For forecasts of cumulative deaths, we also perform two additional checks for internal consistency. By definition, cumulative deaths cannot decrease over time (other than possibly because of revisions to reporting). We therefore require that (1) a team assigns at most a 10% chance that cumulative deaths would decrease in their one-week ahead forecasts, and (2) at each quantile level of the predictive distribution, that quantile is constant or increasing over time. Additionally, models that project case or death values that are larger than the population size of the geographic location are not included. Before the week of July 28, we performed manual visual inspection checks to ensure that forecasts were in alignment with the ground truth data; this step is no longer a part of our weekly ensemble generation process. Details on which models were included each week in the ensemble are available on GitHub.

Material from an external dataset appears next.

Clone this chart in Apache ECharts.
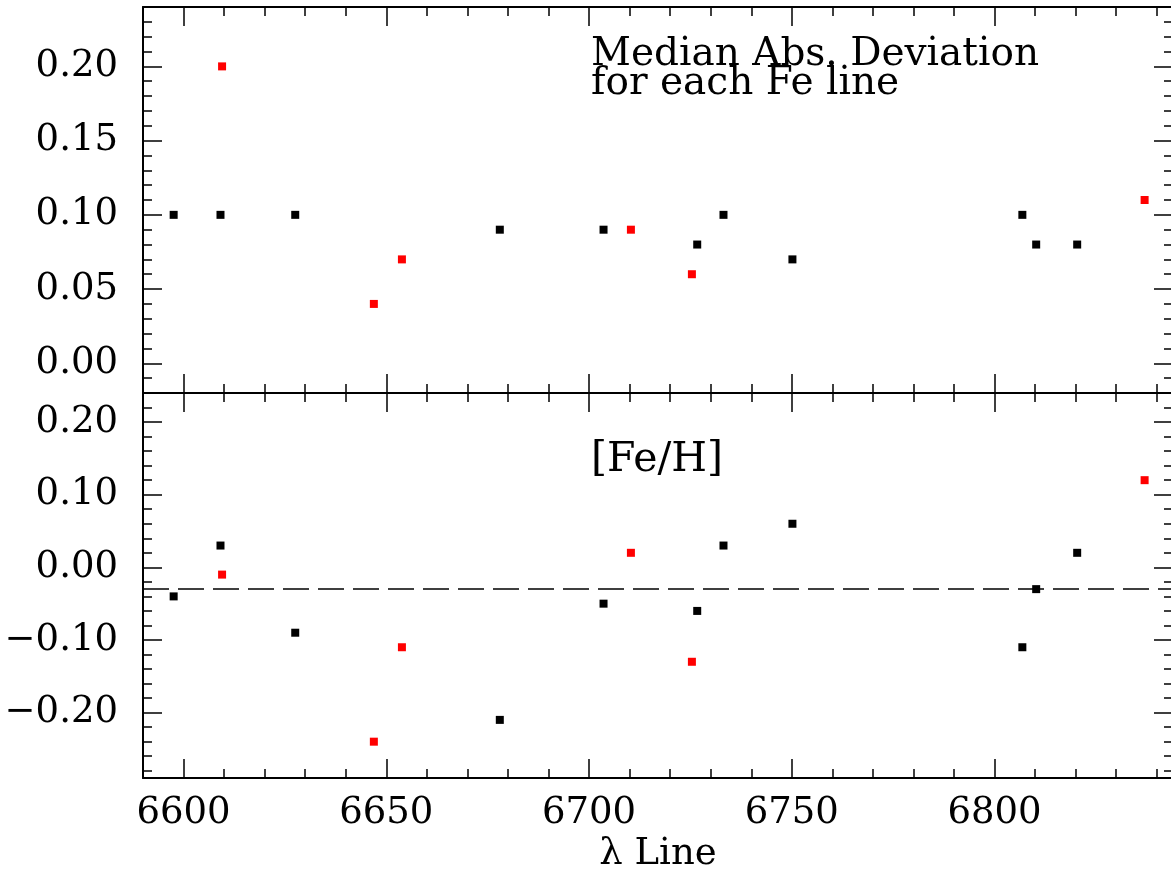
<!DOCTYPE html>
<html>
<head>
<meta charset="utf-8">
<script src="https://cdn.jsdelivr.net/npm/echarts@6/dist/echarts.min.js"></script>
<style>html,body{margin:0;padding:0;background:#fff}#c{width:1171px;height:871px}</style>
</head>
<body>
<div id="c"></div>
<script>
// ---- data ----
const blackWave = [6597.56, 6609.11, 6627.54, 6677.99, 6703.57, 6726.67, 6733.15, 6750.15, 6806.85, 6810.26, 6820.37];
const blackMAD  = [0.10, 0.10, 0.10, 0.09, 0.09, 0.08, 0.10, 0.07, 0.10, 0.08, 0.08];
const blackFeH  = [-0.04, 0.03, -0.09, -0.21, -0.05, -0.06, 0.03, 0.06, -0.11, -0.03, 0.02];
const redWave   = [6609.5, 6646.93, 6653.85, 6710.32, 6725.36, 6837.0];
const redMAD    = [0.20, 0.04, 0.07, 0.09, 0.06, 0.11];
const redFeH    = [-0.01, -0.24, -0.11, 0.02, -0.13, 0.12];
const meanFeH   = -0.03;

const xTicks      = [6600, 6650, 6700, 6750, 6800];
const yTicksTop   = [0.00, 0.05, 0.10, 0.15, 0.20];
const yTicksBot   = [-0.20, -0.10, 0.00, 0.10, 0.20];

const xRange    = [6590, 6844];
const yRangeTop = [-0.02, 0.24];
const yRangeBot = [-0.29, 0.24];

function steps(a, b, s) { const out = []; for (let v = a; v <= b + 1e-9; v += s) out.push(Math.round(v * 1000) / 1000); return out; }
const xMinor    = steps(6590, 6840, 10);
const yMinorTop = steps(-0.02, 0.24, 0.01);
const yMinorBot = steps(-0.28, 0.24, 0.02);

const FONT = 'DejaVu Serif';
const line = { show: true, onZero: false, lineStyle: { color: '#000', width: 2 } };
const noLine = { show: false, onZero: false };
const tickStyle = { color: '#000', width: 1.5 };

function xAxes(g, labels) {
  const base = { type: 'value', gridIndex: g, min: xRange[0], max: xRange[1], splitLine: { show: false } };
  const lab = labels ? {
    show: true, customValues: xTicks, color: '#000', fontFamily: FONT, fontSize: 37, margin: 17,
    formatter: v => String(Math.round(v))
  } : { show: false };
  const a = [
    Object.assign({}, base, { position: 'bottom', axisLine: line,
      axisTick: { show: true, inside: true, length: 19, customValues: xTicks, lineStyle: tickStyle }, axisLabel: lab }),
    Object.assign({}, base, { position: 'bottom', axisLine: noLine,
      axisTick: { show: true, inside: true, length: 9, customValues: xMinor, lineStyle: tickStyle }, axisLabel: { show: false } }),
    Object.assign({}, base, { position: 'top', axisLine: line,
      axisTick: { show: true, inside: true, length: 19, customValues: xTicks, lineStyle: tickStyle }, axisLabel: { show: false } }),
    Object.assign({}, base, { position: 'top', axisLine: noLine,
      axisTick: { show: true, inside: true, length: 9, customValues: xMinor, lineStyle: tickStyle }, axisLabel: { show: false } })
  ];
  if (labels) {
    a[0].name = 'λ Line';
    a[0].nameLocation = 'middle';
    a[0].nameGap = 58;
    a[0].nameTextStyle = { color: '#000', fontFamily: FONT, fontSize: 37 };
  }
  return a;
}
function yAxes(g, range, major, minor) {
  const base = { type: 'value', gridIndex: g, min: range[0], max: range[1], splitLine: { show: false } };
  return [
    Object.assign({}, base, { position: 'left', axisLine: line,
      axisTick: { show: true, inside: true, length: 19, customValues: major, lineStyle: tickStyle },
      axisLabel: { show: true, customValues: major, color: '#000', fontFamily: FONT, fontSize: 37, margin: 25,
        formatter: v => v.toFixed(2).replace('-', '\u2212') } }),
    Object.assign({}, base, { position: 'left', axisLine: noLine,
      axisTick: { show: true, inside: true, length: 9, customValues: minor, lineStyle: tickStyle }, axisLabel: { show: false } }),
    Object.assign({}, base, { position: 'right', axisLine: line,
      axisTick: { show: true, inside: true, length: 19, customValues: major, lineStyle: tickStyle }, axisLabel: { show: false } }),
    Object.assign({}, base, { position: 'right', axisLine: noLine,
      axisTick: { show: true, inside: true, length: 9, customValues: minor, lineStyle: tickStyle }, axisLabel: { show: false } })
  ];
}
const zip = (xs, ys) => xs.map((x, i) => [x, ys[i]]);
const pt = (name, xi, yi, data, color) => ({
  name, type: 'scatter', xAxisIndex: xi, yAxisIndex: yi, data, symbol: 'rect', symbolSize: 8,
  itemStyle: { color, opacity: 1 }, silent: true
});

const chart = echarts.init(document.getElementById('c'), null, { renderer: 'canvas' });
const bottomBlack = pt('Fe black [Fe/H]', 4, 4, zip(blackWave, blackFeH), '#000');
bottomBlack.markLine = {
  silent: true, symbol: 'none', label: { show: false },
  lineStyle: { color: '#000', width: 1.5, type: [26, 9] },
  data: [{ yAxis: meanFeH }]
};
chart.setOption({
  animation: false,
  backgroundColor: '#fff',
  grid: [
    { left: 143, top: 7, width: 1030, height: 386, outerBoundsMode: 'none', containLabel: false },
    { left: 143, top: 393, width: 1030, height: 385, outerBoundsMode: 'none', containLabel: false }
  ],
  xAxis: [].concat(xAxes(0, false), xAxes(1, true)),
  yAxis: [].concat(yAxes(0, yRangeTop, yTicksTop, yMinorTop), yAxes(1, yRangeBot, yTicksBot, yMinorBot)),
  series: [
    pt('Fe black MAD', 0, 0, zip(blackWave, blackMAD), '#000'),
    pt('Fe red MAD', 0, 0, zip(redWave, redMAD), '#ff0000'),
    bottomBlack,
    pt('Fe red [Fe/H]', 4, 4, zip(redWave, redFeH), '#ff0000')
  ],
  graphic: [
    { type: 'text', left: 591, top: 35, style: { text: 'Median Abs. Deviation', font: '39px "DejaVu Serif"', fill: '#000' } },
    { type: 'text', left: 591, top: 64, style: { text: 'for each Fe line', font: '39px "DejaVu Serif"', fill: '#000' } },
    { type: 'text', left: 591, top: 440, style: { text: '[Fe/H]', font: '41px "DejaVu Serif"', fill: '#000' } }
  ]
});
</script>
</body>
</html>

To be eligible for inclusion in the hospitalizations ensemble between December 7, 2020 and July 12, 2021, individual model forecasts had to meet a check for consistency with recent observed data. We have periodically made minor updates to the criteria since the introduction of the ensemble forecasts for hospitalizations, and stopped using these criteria with hospitalization forecasts generated the week of July 19, 2021:

  • On the weeks of December 7, 2020 through December 21, 2020, we required that the mean daily point prediction for a given location during the first seven days (e.g., covering Tuesday, December 8 through Monday, December 14 for forecasts submitted December 7) must be at least as large as the mean reported daily confirmed hospital admissions over the previous seven days minus four times the standard deviation of the reported daily confirmed hospital admissions data for that location over the most recent 14 days. This check was performed separately for each location, but a given model was included in the ensemble for all locations if it passed this check in at least 75% of jurisdictions, and excluded for all locations otherwise.
  • On the weeks of December 28, 2020 and January 4, 2021 we used the check described above, but inclusion was determined separately for each location.
  • Starting on the week of January 11, 2021 the check is based on the mean of the predictive median during the first seven days rather than the mean point prediction. Model inclusions are still determined separately for each location.
  • Starting on the week of February 8, 2021 we updated this check to include an upper bound. The new check requires that the mean of the predictive median during the first seven days after the forecast date is within the mean reported daily confirmed hospital admissions over the previous seven days plus or minus four times the standard deviation of the reported daily confirmed hospital admissions data for that location over the most recent 14 days. This check is performed separately for each location.
  • Starting on the week of February 15, 2021 we updated this check to so that the minimum width of the acceptance band is 2 (i.e., we compare to the mean of the observed values over the last 7 days plus or minus 1 if the standard deviation is less than 0.25). This is necessary to produce a forecast for locations with all reported zeros in the last two weeks.
  • Starting on the week of July 19, 2021, these exclusion criteria were not used for the hospitalizations ensemble.

For all checks described above, daily reported hospital admissions are taken from HealthData.gov.